[ajross]

No, it's the specified behavior of a Unix pipe or socket[1]. If you want it not to block, you should set the O_NONBLOCK flag using fcntl(). Being "write ready" just means that it can take at least one byte in a buffer; it can't possibly be a promise not to block if you feed it a 2G buffer.

[1] But not disk files. Local disk storage isn't considered "blocking" if it simply needs to do a disk seek before returning the data. Most unix geeks end up finding this out experimentally at some point in their careers and using strong language. No, I don't know what they were thinking either...

[haberman]

In the SuS description of poll(), it says that POLLOUT means "Normal data may be written without blocking." However it does not say how much data. It is unexpected that a write() call would block instead of returning a short count; for example, if you feed it a 2G buffer, it could return 4096 indicating that only 4k of the 2G was actually written.

[ajross]

It could, but it doesn't and never has. The standard was written to admit a broader set of behavior than real systems actually implement.
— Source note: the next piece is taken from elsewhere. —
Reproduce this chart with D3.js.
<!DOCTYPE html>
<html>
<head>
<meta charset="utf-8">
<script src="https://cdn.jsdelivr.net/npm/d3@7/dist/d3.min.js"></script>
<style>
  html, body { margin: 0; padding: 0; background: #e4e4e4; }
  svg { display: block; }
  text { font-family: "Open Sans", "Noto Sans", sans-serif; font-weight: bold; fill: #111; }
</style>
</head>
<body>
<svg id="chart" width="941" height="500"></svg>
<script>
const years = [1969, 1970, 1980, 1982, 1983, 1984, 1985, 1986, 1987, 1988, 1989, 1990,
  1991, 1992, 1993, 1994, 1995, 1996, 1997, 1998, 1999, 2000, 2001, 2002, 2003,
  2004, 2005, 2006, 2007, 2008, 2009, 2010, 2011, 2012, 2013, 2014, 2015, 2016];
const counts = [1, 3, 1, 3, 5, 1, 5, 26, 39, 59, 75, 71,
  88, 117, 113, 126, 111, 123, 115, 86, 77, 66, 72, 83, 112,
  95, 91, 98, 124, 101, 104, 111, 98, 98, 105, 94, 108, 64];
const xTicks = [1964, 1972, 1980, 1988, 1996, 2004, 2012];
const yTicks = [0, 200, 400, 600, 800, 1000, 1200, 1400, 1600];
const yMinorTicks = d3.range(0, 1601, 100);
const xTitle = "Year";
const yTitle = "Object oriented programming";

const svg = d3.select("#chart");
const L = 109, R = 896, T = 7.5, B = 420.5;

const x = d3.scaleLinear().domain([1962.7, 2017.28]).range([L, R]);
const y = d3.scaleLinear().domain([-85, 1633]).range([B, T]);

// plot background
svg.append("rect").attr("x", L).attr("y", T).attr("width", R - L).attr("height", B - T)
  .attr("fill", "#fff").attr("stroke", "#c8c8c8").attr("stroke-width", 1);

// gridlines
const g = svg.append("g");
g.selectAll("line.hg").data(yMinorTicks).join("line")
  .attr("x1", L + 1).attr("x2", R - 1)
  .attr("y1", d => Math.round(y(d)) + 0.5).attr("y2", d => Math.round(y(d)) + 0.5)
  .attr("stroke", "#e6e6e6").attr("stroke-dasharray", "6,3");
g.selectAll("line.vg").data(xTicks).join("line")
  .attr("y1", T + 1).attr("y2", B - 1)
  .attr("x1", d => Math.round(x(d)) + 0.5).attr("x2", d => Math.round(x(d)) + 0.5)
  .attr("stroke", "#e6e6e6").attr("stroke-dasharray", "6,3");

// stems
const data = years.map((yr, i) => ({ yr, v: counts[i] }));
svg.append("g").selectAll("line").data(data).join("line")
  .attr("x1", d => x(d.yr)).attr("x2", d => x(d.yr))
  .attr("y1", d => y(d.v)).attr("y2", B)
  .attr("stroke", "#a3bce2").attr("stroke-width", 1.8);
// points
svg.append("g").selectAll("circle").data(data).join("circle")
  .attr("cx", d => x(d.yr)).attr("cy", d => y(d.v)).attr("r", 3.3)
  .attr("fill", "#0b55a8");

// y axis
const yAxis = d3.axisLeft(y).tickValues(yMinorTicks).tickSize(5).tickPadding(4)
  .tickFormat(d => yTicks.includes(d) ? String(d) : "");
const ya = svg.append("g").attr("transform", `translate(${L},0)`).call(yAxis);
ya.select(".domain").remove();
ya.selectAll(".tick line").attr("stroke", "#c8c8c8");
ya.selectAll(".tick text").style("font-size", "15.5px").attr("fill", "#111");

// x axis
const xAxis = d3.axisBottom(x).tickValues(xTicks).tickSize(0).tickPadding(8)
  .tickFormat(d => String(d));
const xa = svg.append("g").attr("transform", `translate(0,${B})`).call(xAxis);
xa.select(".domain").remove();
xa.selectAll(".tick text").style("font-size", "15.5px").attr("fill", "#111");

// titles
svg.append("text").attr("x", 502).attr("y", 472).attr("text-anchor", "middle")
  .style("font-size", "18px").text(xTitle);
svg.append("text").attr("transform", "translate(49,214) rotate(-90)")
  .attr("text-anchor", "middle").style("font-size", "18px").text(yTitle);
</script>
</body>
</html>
And in this case, there's absolutely nothing "surprising" to my eyes about a blocking (!) socket blocking on overflow.

Again: there is already a mechanism in place to support non-blocking behavior, and it's not this one.

[neilc]

If you want it not to block, you should set the O_NONBLOCK flag using fcntl().

Certainly, I had assumed that the OP was talking about poll over non-blocking pipes.